STATED PROBLEM: Copy exactly the lines from the beginning of the data down to and including the line holding "88.55, 88.3, 88.08]", without any pictures.

--------

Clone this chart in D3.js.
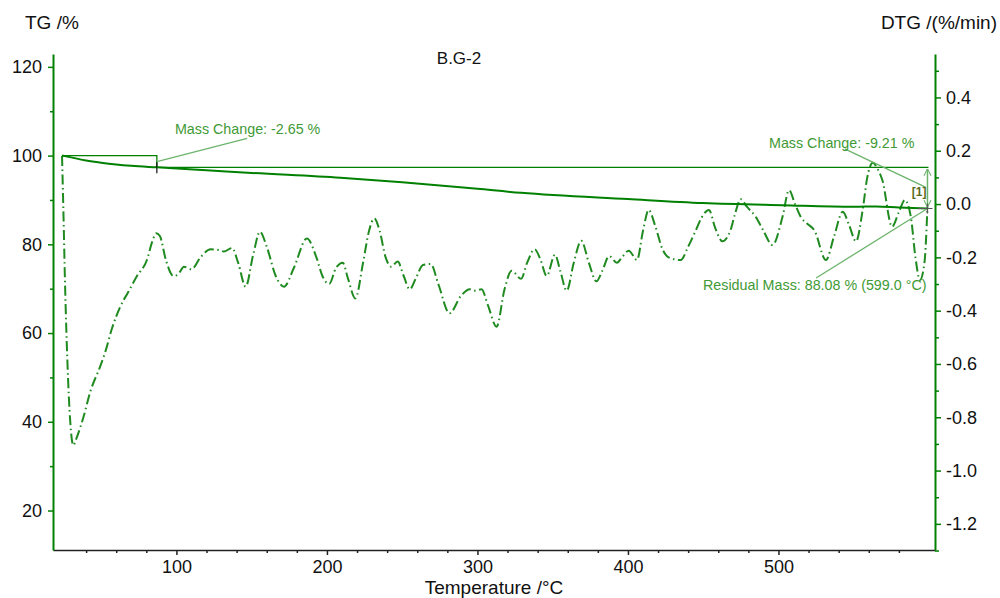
<!DOCTYPE html>
<html>
<head>
<meta charset="utf-8">
<script src="https://cdn.jsdelivr.net/npm/d3@7"></script>
<style>
  body { margin: 0; background: #fff; }
  svg { font-family: "Liberation Sans", Arial, sans-serif; }
</style>
</head>
<body>
<svg id="chart" width="1000" height="598"></svg>
<script>
// TG curve (mass %)
const tgTemp = [24, 30, 40, 50, 60, 70, 87, 120, 150, 209, 250, 300, 329, 400, 450, 503, 550, 565, 580, 599]
const tgMass = [100, 99.6, 98.9, 98.4, 98.0, 97.7, 97.35, 96.7, 96.1, 95.0, 94.0, 92.5, 91.6, 90.2, 89.3, 88.8, 88.45, 88.55, 88.3, 88.08]

// DTG curve (%/min)
const dtgTemp = [24, 24.8, 26, 27.5, 29.5, 31.5, 33.5, 36, 38.2, 43, 49.3, 53, 57, 62.7, 68, 73.8, 80.4, 84, 86.5, 89,
  93, 98, 101, 105, 110, 116, 122.7, 128, 131.5, 137, 141, 146, 151, 155.5, 160, 166, 171.5, 178, 186.7, 193,
  197, 201.5, 206, 210.5, 214, 218.9, 224, 228, 231.5, 235, 239, 242.7, 247, 251, 255, 259, 263.8, 269, 274, 281.5,
  289, 294.9, 298, 302.7, 307, 312.7, 318, 322.7, 329, 333, 338, 342, 346, 351.5, 355, 359.3, 364, 369, 374, 379,
  383, 387.5, 392.7, 396, 400.5, 406, 410, 413.8, 418, 423, 427, 435, 440, 445, 449, 453.8, 458, 462.7, 468, 471,
  474.9, 479, 484.9, 490, 496, 502.7, 507, 511, 515, 519, 524, 531.5, 537, 542.7, 547, 551.5, 556, 559, 562.7, 566,
  569, 575.5, 580, 584, 588, 591, 594, 597, 599]
const dtgRate = [0.18, 0.0, -0.30, -0.58, -0.82, -0.905, -0.88, -0.84, -0.80, -0.70, -0.61, -0.55, -0.47, -0.385, -0.33, -0.27, -0.21, -0.14, -0.11, -0.12,
  -0.21, -0.27, -0.265, -0.235, -0.245, -0.20, -0.17, -0.172, -0.178, -0.165, -0.22, -0.31, -0.19, -0.104, -0.16, -0.27, -0.31, -0.24, -0.129, -0.20,
  -0.27, -0.30, -0.24, -0.22, -0.28, -0.354, -0.22, -0.10, -0.054, -0.10, -0.20, -0.235, -0.216, -0.27, -0.32, -0.28, -0.229, -0.225, -0.30, -0.41,
  -0.345, -0.32, -0.325, -0.32, -0.38, -0.46, -0.32, -0.25, -0.28, -0.22, -0.17, -0.21, -0.27, -0.19, -0.25, -0.325, -0.22, -0.138, -0.22, -0.29,
  -0.25, -0.195, -0.22, -0.20, -0.175, -0.21, -0.10, -0.022, -0.08, -0.17, -0.20, -0.21, -0.16, -0.10, -0.05, -0.022, -0.09, -0.14, -0.10, -0.04,
  0.018, -0.01, -0.048, -0.10, -0.154, -0.048, 0.052, 0.0, -0.05, -0.073, -0.10, -0.21, -0.12, -0.029, -0.08, -0.14, -0.02, 0.10, 0.155, 0.13,
  0.09, -0.085, -0.03, 0.015, -0.05, -0.20, -0.285, -0.22, -0.01]

// ticks
const tempTicks = [100, 200, 300, 400, 500]
const tempMinor = d3.range(40, 600, 20)
const tgTicks = [20, 40, 60, 80, 100, 120]
const tgMinor = [30, 50, 70, 90, 110]
const dtgTicks = [-1.2, -1.0, -0.8, -0.6, -0.4, -0.2, 0.0, 0.2, 0.4]
const dtgMinor = [-1.3, -1.1, -0.9, -0.7, -0.5, -0.3, -0.1, 0.1, 0.3, 0.5]

// annotations
const stepStart = [24, 100]
const stepEnd = [87, 97.35]
const stepLabel = 'Mass Change: -2.65 %'
const totalEnd = [599, 88.08]
const totalLabel = 'Mass Change: -9.21 %'
const residualLabel = 'Residual Mass: 88.08 % (599.0 °C)'

const green = '#008000'
const textGreen = '#3f9a35'
const leadGreen = '#6cb46c'

const mLeft = 53, mRight = 935, mTop = 54, mBottom = 550

const svg = d3.select('#chart')

const x = d3.scaleLinear().domain([18, 604]).range([mLeft, mRight])
const yTG = d3.scaleLinear().domain([11.1, 122.9]).range([mBottom, mTop])
const yDTG = d3.scaleLinear().domain([-1.298, 0.563]).range([mBottom, mTop])

// axes
const styleAxis = (g, col) => {
  g.selectAll('.domain').attr('stroke', col).attr('stroke-width', 2)
  g.selectAll('.tick line').attr('stroke', col).attr('stroke-width', 1.5)
  g.selectAll('.tick text').attr('fill', '#111').attr('font-size', 18)
}

const gx = svg.append('g')
  .attr('transform', `translate(0,${mBottom})`)
  .call(d3.axisBottom(x).tickValues(tempTicks).tickSize(5).tickSizeOuter(0).tickPadding(5).tickFormat(d3.format('d')))
styleAxis(gx, '#222')
gx.select('.domain').attr('stroke-width', 1.6)
svg.append('g')
  .attr('transform', `translate(0,${mBottom})`)
  .call(d3.axisBottom(x).tickValues(tempMinor.filter(d => d % 100)).tickSize(3).tickFormat(''))
  .call(g => g.select('.domain').remove())
  .selectAll('line').attr('stroke', '#222').attr('stroke-width', 1.5)

const gl = svg.append('g')
  .attr('transform', `translate(${mLeft},0)`)
  .call(d3.axisLeft(yTG).tickValues(tgTicks).tickSize(5).tickSizeOuter(0).tickPadding(6))
styleAxis(gl, green)
svg.append('g')
  .attr('transform', `translate(${mLeft},0)`)
  .call(d3.axisLeft(yTG).tickValues(tgMinor).tickSize(3).tickFormat(''))
  .call(g => g.select('.domain').remove())
  .selectAll('line').attr('stroke', green).attr('stroke-width', 1.5)

const gr = svg.append('g')
  .attr('transform', `translate(${mRight},0)`)
  .call(d3.axisRight(yDTG).tickValues(dtgTicks).tickSize(6).tickSizeOuter(0).tickPadding(5))
styleAxis(gr, green)
gr.selectAll('.tick text').text(d => d.toFixed(1))
svg.append('g')
  .attr('transform', `translate(${mRight},0)`)
  .call(d3.axisRight(yDTG).tickValues(dtgMinor).tickSize(4).tickFormat(''))
  .call(g => g.select('.domain').remove())
  .selectAll('line').attr('stroke', green).attr('stroke-width', 1.5)

// titles
svg.append('text').attr('x', 25).attr('y', 29).attr('font-size', 19).attr('fill', '#111').text('TG /%')
svg.append('text').attr('x', 997).attr('y', 29).attr('font-size', 19).attr('fill', '#111')
  .attr('text-anchor', 'end').text('DTG /(%/min)')
svg.append('text').attr('x', 459).attr('y', 64).attr('font-size', 17).attr('fill', '#111')
  .attr('text-anchor', 'middle').text('B.G-2')
svg.append('text').attr('x', 494).attr('y', 594).attr('font-size', 19).attr('fill', '#111')
  .attr('text-anchor', 'middle').text('Temperature /°C')

// DTG curve
const dtgLine = d3.line()
  .x((d, i) => x(dtgTemp[i]))
  .y(d => yDTG(d))
  .curve(d3.curveMonotoneX)
svg.append('path')
  .datum(dtgRate)
  .attr('d', dtgLine)
  .attr('fill', 'none')
  .attr('stroke', '#1f8a1f')
  .attr('stroke-width', 2)
  .attr('stroke-dasharray', '10,3.5,1.5,3.5')

// TG curve
const tgLine = d3.line()
  .x((d, i) => x(tgTemp[i]))
  .y(d => yTG(d))
  .curve(d3.curveMonotoneX)
svg.append('path')
  .datum(tgMass)
  .attr('d', tgLine)
  .attr('fill', 'none')
  .attr('stroke', green)
  .attr('stroke-width', 2)

// first mass step box
const ann = svg.append('g').attr('fill', 'none')
ann.append('path')
  .attr('d', `M${x(stepStart[0])},${yTG(stepStart[1])}H${x(stepEnd[0])}V${yTG(stepEnd[1])}`)
  .attr('stroke', green).attr('stroke-width', 1.3)
ann.append('path')
  .attr('d', `M${x(stepEnd[0])},${yTG(stepEnd[1]) - 5}V${yTG(stepEnd[1]) + 6}`)
  .attr('stroke', '#111').attr('stroke-width', 1.2)
ann.append('line')
  .attr('x1', x(stepEnd[0]) + 1).attr('y1', yTG(stepEnd[1]) - 6)
  .attr('x2', x(147)).attr('y2', yTG(stepEnd[1]) - 29)
  .attr('stroke', leadGreen).attr('stroke-width', 1.3)
svg.append('text').attr('x', x(99)).attr('y', yTG(stepEnd[1]) - 33)
  .attr('font-size', 14.3).attr('fill', textGreen).text(stepLabel)

// total mass change line
ann.append('line')
  .attr('x1', x(stepEnd[0])).attr('y1', yTG(stepEnd[1]))
  .attr('x2', x(totalEnd[0]) + 1).attr('y2', yTG(stepEnd[1]))
  .attr('stroke', green).attr('stroke-width', 1.3)

// double arrow
const defs = svg.append('defs')
defs.append('marker')
  .attr('id', 'arr')
  .attr('viewBox', '0 0 10 10')
  .attr('refX', 9).attr('refY', 5)
  .attr('markerWidth', 7).attr('markerHeight', 9)
  .attr('orient', 'auto-start-reverse')
  .attr('markerUnits', 'userSpaceOnUse')
  .append('path').attr('d', 'M0,0L10,5L0,10')
  .attr('fill', 'none').attr('stroke', leadGreen).attr('stroke-width', 1.5)
ann.append('line')
  .attr('x1', x(totalEnd[0])).attr('y1', yTG(stepEnd[1]) + 2)
  .attr('x2', x(totalEnd[0])).attr('y2', yTG(totalEnd[1]) - 2)
  .attr('stroke', leadGreen).attr('stroke-width', 1.5)
  .attr('marker-start', 'url(#arr)').attr('marker-end', 'url(#arr)')

svg.append('text').attr('x', x(totalEnd[0]) - 1).attr('y', yTG(91.0))
  .attr('font-size', 12).attr('font-weight', 'bold').attr('fill', '#5a6b1f')
  .attr('text-anchor', 'end').text('[1]')

// leader for total mass change
ann.append('line')
  .attr('x1', x(544)).attr('y1', yTG(101.5))
  .attr('x2', x(totalEnd[0]) - 2).attr('y2', yTG(92.9))
  .attr('stroke', leadGreen).attr('stroke-width', 1.3)
svg.append('text').attr('x', x(493.7)).attr('y', yTG(101.8))
  .attr('font-size', 14.3).attr('fill', textGreen).text(totalLabel)

// residual mass leader + end marker
ann.append('line')
  .attr('x1', x(525)).attr('y1', yTG(72.4))
  .attr('x2', x(totalEnd[0])).attr('y2', yTG(totalEnd[1]))
  .attr('stroke', leadGreen).attr('stroke-width', 1.3)
ann.append('path')
  .attr('d', `M${x(totalEnd[0]) - 10},${yTG(totalEnd[1])}H${x(totalEnd[0]) + 5}M${x(totalEnd[0])},${yTG(totalEnd[1]) - 5}V${yTG(totalEnd[1]) + 5}`)
  .attr('stroke', '#555').attr('stroke-width', 1.2)
svg.append('text').attr('x', x(totalEnd[0]) - 1).attr('y', yTG(69.6))
  .attr('font-size', 14.3).attr('fill', textGreen).attr('text-anchor', 'end').text(residualLabel)
</script>
</body>
</html>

--------

TASK OUTPUT:
Clone this chart in D3.js.
<!DOCTYPE html>
<html>
<head>
<meta charset="utf-8">
<script src="https://cdn.jsdelivr.net/npm/d3@7"></script>
<style>
  body { margin: 0; background: #fff; }
  svg { font-family: "Liberation Sans", Arial, sans-serif; }
</style>
</head>
<body>
<svg id="chart" width="1000" height="598"></svg>
<script>
// TG curve (mass %)
const tgTemp = [24, 30, 40, 50, 60, 70, 87, 120, 150, 209, 250, 300, 329, 400, 450, 503, 550, 565, 580, 599]
const tgMass = [100, 99.6, 98.9, 98.4, 98.0, 97.7, 97.35, 96.7, 96.1, 95.0, 94.0, 92.5, 91.6, 90.2, 89.3, 88.8, 88.45, 88.55, 88.3, 88.08]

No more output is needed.